Retype, exactly as they stand, the lines from the start of the data to the line that contains "(theo) at (546,251)", both ends included. Leave the pictures out.

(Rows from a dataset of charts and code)

(begin)

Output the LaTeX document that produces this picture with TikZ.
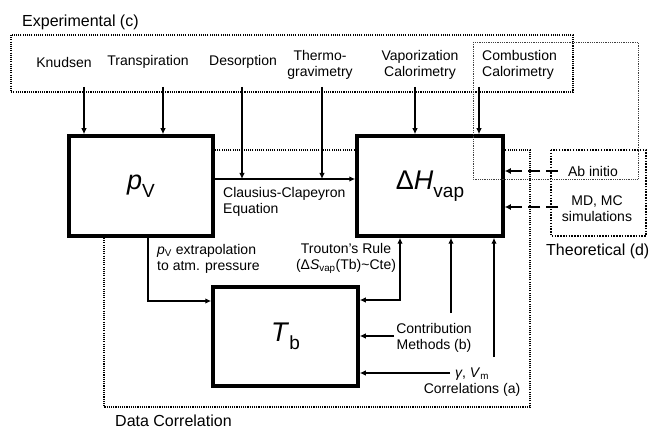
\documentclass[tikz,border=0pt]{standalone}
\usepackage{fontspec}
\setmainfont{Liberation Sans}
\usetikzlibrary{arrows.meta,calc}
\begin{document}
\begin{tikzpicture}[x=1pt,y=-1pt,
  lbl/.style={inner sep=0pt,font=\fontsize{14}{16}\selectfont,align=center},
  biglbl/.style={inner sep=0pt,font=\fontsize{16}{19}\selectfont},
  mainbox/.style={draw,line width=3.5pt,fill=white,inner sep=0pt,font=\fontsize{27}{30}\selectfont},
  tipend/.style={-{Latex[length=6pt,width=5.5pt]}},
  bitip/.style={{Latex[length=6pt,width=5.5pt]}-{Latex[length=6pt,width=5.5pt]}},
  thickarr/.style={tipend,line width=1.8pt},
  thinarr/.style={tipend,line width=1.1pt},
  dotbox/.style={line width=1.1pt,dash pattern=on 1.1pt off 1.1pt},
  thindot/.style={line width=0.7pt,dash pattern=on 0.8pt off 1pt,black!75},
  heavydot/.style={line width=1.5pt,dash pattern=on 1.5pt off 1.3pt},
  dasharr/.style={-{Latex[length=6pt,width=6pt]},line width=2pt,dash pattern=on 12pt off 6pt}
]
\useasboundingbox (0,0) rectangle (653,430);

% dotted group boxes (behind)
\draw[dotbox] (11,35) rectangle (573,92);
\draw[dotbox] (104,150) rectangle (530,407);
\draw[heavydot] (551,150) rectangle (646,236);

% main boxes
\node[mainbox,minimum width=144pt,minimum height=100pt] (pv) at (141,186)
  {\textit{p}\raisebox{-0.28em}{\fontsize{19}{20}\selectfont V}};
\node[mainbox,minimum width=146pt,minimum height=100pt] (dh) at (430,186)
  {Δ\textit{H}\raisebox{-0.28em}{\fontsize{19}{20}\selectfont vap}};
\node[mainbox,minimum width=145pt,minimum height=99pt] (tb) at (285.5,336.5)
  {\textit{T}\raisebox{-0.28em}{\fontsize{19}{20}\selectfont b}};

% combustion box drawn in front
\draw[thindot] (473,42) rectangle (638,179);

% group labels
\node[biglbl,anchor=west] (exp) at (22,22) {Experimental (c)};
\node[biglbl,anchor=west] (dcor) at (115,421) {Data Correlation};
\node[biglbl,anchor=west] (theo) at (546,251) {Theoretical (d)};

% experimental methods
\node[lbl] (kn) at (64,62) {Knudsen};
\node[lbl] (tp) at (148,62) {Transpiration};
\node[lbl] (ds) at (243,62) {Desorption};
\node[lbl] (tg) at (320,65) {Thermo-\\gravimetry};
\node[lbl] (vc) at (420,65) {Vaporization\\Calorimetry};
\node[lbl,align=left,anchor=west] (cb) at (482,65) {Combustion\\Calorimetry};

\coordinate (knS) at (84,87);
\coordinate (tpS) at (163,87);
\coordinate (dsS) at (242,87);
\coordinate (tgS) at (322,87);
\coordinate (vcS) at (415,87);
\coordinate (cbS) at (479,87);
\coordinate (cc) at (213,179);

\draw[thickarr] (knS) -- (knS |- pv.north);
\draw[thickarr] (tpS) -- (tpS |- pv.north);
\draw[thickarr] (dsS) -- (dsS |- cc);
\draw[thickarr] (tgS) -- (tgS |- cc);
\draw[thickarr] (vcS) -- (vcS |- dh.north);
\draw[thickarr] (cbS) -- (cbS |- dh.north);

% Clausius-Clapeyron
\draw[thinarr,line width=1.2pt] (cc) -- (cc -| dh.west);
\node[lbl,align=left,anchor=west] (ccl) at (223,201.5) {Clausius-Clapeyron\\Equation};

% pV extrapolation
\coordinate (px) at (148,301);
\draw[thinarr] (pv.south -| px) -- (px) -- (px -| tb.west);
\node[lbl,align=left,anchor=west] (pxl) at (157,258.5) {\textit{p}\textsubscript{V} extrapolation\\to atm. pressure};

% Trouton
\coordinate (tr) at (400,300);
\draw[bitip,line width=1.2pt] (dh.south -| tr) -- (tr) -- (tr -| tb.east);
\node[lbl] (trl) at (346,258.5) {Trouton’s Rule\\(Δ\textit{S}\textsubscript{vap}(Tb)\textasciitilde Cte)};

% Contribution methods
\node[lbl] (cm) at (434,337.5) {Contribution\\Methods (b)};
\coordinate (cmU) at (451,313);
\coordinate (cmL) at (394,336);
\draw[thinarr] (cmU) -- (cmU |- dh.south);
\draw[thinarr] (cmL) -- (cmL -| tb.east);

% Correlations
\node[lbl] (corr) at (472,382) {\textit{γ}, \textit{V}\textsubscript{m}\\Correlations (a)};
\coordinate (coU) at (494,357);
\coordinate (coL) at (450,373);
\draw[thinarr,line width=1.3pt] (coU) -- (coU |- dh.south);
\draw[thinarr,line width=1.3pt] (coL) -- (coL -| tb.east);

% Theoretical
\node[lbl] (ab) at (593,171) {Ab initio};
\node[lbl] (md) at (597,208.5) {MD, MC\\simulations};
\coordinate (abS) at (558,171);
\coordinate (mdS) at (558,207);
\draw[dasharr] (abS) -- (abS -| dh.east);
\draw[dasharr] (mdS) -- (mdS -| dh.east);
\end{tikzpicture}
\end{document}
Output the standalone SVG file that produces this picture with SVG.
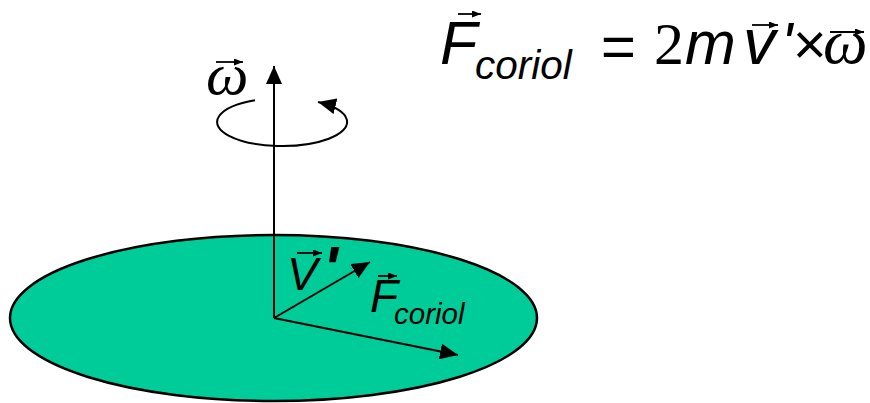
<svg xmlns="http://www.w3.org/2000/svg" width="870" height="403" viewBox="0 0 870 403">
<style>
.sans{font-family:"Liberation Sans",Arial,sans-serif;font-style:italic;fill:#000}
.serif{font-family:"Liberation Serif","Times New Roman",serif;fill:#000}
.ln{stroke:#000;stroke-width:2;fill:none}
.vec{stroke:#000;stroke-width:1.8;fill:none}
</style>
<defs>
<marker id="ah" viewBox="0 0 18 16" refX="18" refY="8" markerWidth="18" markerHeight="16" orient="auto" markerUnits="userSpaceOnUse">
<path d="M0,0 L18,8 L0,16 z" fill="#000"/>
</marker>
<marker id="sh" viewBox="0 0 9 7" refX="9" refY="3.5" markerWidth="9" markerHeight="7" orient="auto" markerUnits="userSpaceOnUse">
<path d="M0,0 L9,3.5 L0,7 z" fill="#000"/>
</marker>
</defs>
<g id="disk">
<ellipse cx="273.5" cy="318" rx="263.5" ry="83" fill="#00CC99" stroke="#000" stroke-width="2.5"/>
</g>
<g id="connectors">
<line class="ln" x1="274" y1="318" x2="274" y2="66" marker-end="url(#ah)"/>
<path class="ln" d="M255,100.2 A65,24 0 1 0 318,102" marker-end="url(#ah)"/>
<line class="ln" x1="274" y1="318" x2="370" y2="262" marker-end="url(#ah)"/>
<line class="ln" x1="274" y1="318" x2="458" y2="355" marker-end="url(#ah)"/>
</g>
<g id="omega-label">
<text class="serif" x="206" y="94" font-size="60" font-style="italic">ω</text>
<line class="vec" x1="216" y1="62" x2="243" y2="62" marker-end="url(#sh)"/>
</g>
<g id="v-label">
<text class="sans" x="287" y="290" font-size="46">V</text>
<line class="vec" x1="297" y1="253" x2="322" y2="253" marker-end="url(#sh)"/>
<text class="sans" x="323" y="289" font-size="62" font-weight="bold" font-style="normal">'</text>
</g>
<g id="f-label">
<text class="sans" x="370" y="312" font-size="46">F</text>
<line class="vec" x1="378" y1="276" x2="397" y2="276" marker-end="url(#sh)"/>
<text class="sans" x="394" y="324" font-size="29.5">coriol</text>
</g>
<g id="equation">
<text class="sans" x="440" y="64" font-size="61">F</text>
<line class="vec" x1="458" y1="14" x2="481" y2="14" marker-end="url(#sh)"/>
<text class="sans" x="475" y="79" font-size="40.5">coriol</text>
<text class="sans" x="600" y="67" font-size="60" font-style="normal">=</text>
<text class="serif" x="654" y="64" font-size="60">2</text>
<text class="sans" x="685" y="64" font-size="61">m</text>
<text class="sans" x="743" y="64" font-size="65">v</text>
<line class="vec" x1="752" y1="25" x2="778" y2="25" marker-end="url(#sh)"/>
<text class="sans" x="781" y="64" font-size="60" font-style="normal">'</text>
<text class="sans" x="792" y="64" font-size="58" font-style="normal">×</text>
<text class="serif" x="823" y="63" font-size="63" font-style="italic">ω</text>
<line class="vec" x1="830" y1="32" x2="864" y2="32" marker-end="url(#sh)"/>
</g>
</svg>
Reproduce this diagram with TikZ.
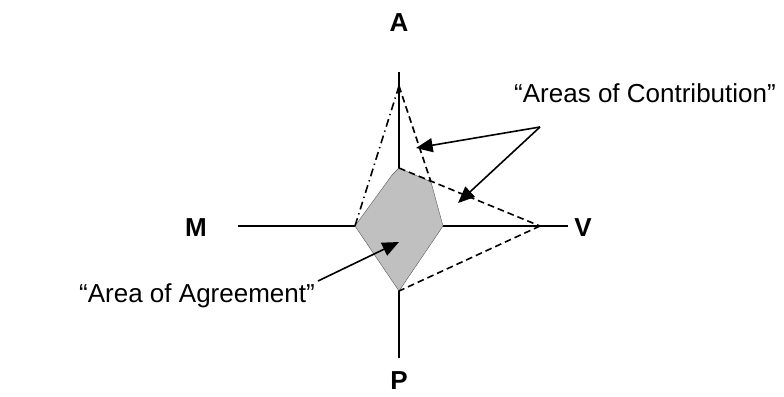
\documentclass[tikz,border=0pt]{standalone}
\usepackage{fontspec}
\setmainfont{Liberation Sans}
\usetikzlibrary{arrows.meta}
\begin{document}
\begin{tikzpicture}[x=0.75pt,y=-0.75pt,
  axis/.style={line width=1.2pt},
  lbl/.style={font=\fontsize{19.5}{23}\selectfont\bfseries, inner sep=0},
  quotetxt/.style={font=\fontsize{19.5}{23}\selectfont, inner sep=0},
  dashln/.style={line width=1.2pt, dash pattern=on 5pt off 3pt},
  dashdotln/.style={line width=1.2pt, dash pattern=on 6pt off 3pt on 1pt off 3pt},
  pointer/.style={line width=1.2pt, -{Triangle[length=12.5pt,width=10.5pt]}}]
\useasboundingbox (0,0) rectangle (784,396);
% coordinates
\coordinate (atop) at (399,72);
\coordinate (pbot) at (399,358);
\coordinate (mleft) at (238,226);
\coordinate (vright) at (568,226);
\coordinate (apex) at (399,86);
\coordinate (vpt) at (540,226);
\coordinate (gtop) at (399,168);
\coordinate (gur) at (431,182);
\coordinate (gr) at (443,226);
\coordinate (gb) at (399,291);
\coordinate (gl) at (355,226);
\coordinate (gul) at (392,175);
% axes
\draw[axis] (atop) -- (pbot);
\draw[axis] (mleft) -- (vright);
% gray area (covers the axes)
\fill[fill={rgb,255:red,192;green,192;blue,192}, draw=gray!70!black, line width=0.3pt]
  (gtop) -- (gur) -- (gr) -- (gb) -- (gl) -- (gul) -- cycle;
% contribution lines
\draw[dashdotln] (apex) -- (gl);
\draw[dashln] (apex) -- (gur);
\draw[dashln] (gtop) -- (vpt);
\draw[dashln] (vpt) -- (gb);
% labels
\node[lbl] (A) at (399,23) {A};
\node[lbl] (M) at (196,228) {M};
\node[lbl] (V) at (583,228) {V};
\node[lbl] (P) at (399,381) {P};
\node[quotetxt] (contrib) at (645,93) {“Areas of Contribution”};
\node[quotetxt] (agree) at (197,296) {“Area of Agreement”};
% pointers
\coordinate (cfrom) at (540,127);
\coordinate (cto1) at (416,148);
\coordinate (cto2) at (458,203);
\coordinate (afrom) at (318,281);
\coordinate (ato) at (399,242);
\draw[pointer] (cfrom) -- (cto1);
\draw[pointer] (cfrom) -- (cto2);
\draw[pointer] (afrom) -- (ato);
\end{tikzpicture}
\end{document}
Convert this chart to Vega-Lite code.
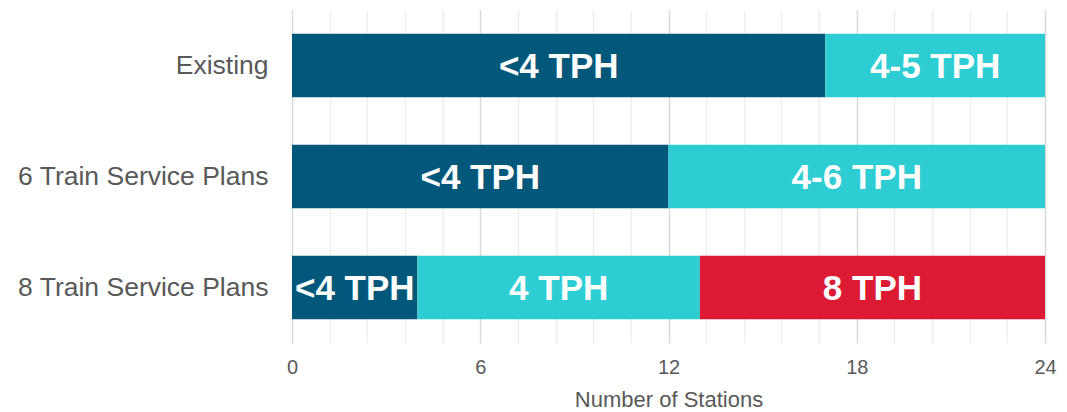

(end)

- Task solution -
Output the LaTeX document that produces this picture with TikZ.
\documentclass[tikz,border=0pt]{standalone}
\usepackage{fontspec}
\setmainfont{Liberation Sans}
\usetikzlibrary{arrows.meta,calc}
\begin{document}
\begin{tikzpicture}[x=1pt,y=-1pt,
  lbl/.style={inner sep=0pt,font=\fontsize{14}{16}\selectfont,align=center},
  biglbl/.style={inner sep=0pt,font=\fontsize{16}{19}\selectfont},
  mainbox/.style={draw,line width=3.5pt,fill=white,inner sep=0pt,font=\fontsize{27}{30}\selectfont},
  tipend/.style={-{Latex[length=6pt,width=5.5pt]}},
  bitip/.style={{Latex[length=6pt,width=5.5pt]}-{Latex[length=6pt,width=5.5pt]}},
  thickarr/.style={tipend,line width=1.8pt},
  thinarr/.style={tipend,line width=1.1pt},
  dotbox/.style={line width=1.1pt,dash pattern=on 1.1pt off 1.1pt},
  thindot/.style={line width=0.7pt,dash pattern=on 0.8pt off 1pt,black!75},
  heavydot/.style={line width=1.5pt,dash pattern=on 1.5pt off 1.3pt},
  dasharr/.style={-{Latex[length=6pt,width=6pt]},line width=2pt,dash pattern=on 12pt off 6pt}
]
\useasboundingbox (0,0) rectangle (653,430);

% dotted group boxes (behind)
\draw[dotbox] (11,35) rectangle (573,92);
\draw[dotbox] (104,150) rectangle (530,407);
\draw[heavydot] (551,150) rectangle (646,236);

% main boxes
\node[mainbox,minimum width=144pt,minimum height=100pt] (pv) at (141,186)
  {\textit{p}\raisebox{-0.28em}{\fontsize{19}{20}\selectfont V}};
\node[mainbox,minimum width=146pt,minimum height=100pt] (dh) at (430,186)
  {Δ\textit{H}\raisebox{-0.28em}{\fontsize{19}{20}\selectfont vap}};
\node[mainbox,minimum width=145pt,minimum height=99pt] (tb) at (285.5,336.5)
  {\textit{T}\raisebox{-0.28em}{\fontsize{19}{20}\selectfont b}};

% combustion box drawn in front
\draw[thindot] (473,42) rectangle (638,179);

% group labels
\node[biglbl,anchor=west] (exp) at (22,22) {Experimental (c)};
\node[biglbl,anchor=west] (dcor) at (115,421) {Data Correlation};
\node[biglbl,anchor=west] (theo) at (546,251) {Theoretical (d)};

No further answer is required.